Ranked Battle brings additional match types befond Turf War, namely Splat Zones, Tower Defence and Rainmaker. The first is a King of the Hill-style mode with one defined area for both teams to frantically fight over to score, the second concentrates the mayhem even further by making the point a moving tower, which must move through a set track and stop at certain checkpoints, giving the other team a chance to knock players off and take the tower back. Rainmaker is more of an out-and-out assault where players fight for control of the Rainmaker superweapon.
Then there’s League Battle, recommended only for real fanatics, which is a two-hour test of skill players can take on without risking their carefully nurtured rank. Finally we have Salmon Run, a cooperative Horde-type mode that’s only available at set real-world times. You’ll take on waves of fish-based enemies, including eight kinds of mini-boss, in teams of two to four players in search of shiny golden eggs.
There’s a decent amount of variety on offer in multiplayer alone, and on top of that there’s a single player campaign which plays out as a series of increasingly difficult challenges topped off with fiendish boss battles. Think along the lines of Super Monkey Ball.
This campaign of sorts is larger-than-life in the best way possible - to give you an idea, the first boss is an angry oven complete with loaves of bread sporting googly eyes - and the entire experience clocks in at around six hours and gives you plenty of practice for the often unforgiving multiplayer encounters that follow.
There’s plenty to do in Splatoon 2, with a consistent level of quality upheld throughout, each mode handling extremely well, looking pretty, and feeling fairly well-balanced. Add to that sleek dual-purpose mechanics like turning into a squid and submerging in ink to reload, whilst also traveling faster and less conspicuously, and you have a design powerhouse.
Unfortunately, when it comes to networking, the game doesn’t offer as great an experience. The Nintendo Switch online app is every bit as awkward to use as you may have heard. There are some nice stats and little elements tucked in there, but the fact that it takes so many button presses to get where you need to be - and even then the audio struggles to work consistently - is extremely poor. We ended up using third-party app Discord to wax lyrical about the game, and the fact that it’s a much better experience is a real shame.
The ordeal doesn’t end there either, as joining in with friends is frustratingly specific, rather than being the quick and easy solution it could and should be. Heading to the friends screen will reveal who’s online but not allow you to join them unless they’re sat in a lobby about to start a game, meaning you have a window of mere seconds before the lobby fills up and you’ll then need to wait until the next game for another chance. On top of that, there’s no queue option or spectator mode while you wait, meaning coordinating more than one other person at a time is a struggle outside of Salmon Run, which is easier thanks to its PvE setup.

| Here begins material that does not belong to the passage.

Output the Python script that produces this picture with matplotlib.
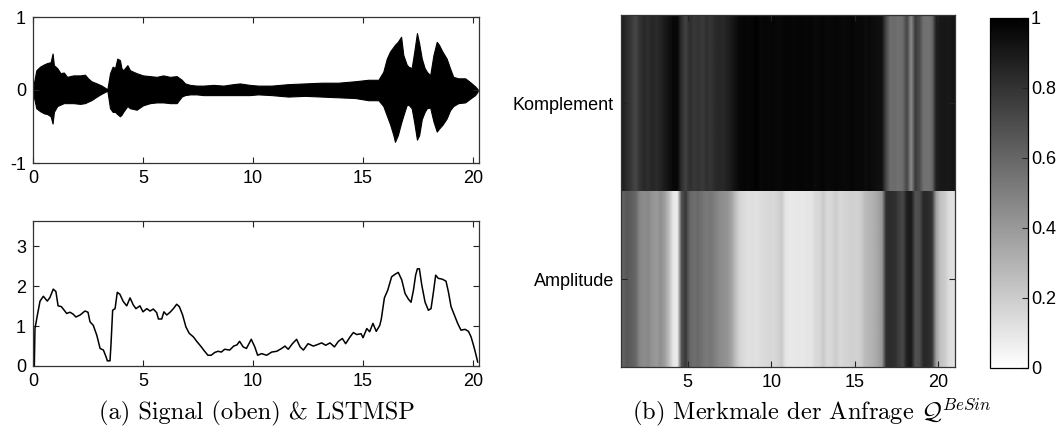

Having so many hurdles to online play, many of which aren’t explained, significantly impacts the overall experience. For some, this won’t be a problem at all, but those looking to gather a group of four and take on the world will be out of luck, as it’s not even assured that you’re on the same team when you do finally end up in a game together. The one saving grace is that you aren’t separated again once a match ends, providing all players choose to continue.
Despite the online barriers, which, while somewhat understandable (Nintendo are thinking of the children), are enough to raise your blood pressure, it’s still hard not to recommend Splatoon 2. It’s a fantastically fun shooter in itself, though it also meets the need to prove that the Switch has more than just the odd Mario or Zelda title to accompany a sea of Neo Geo ports.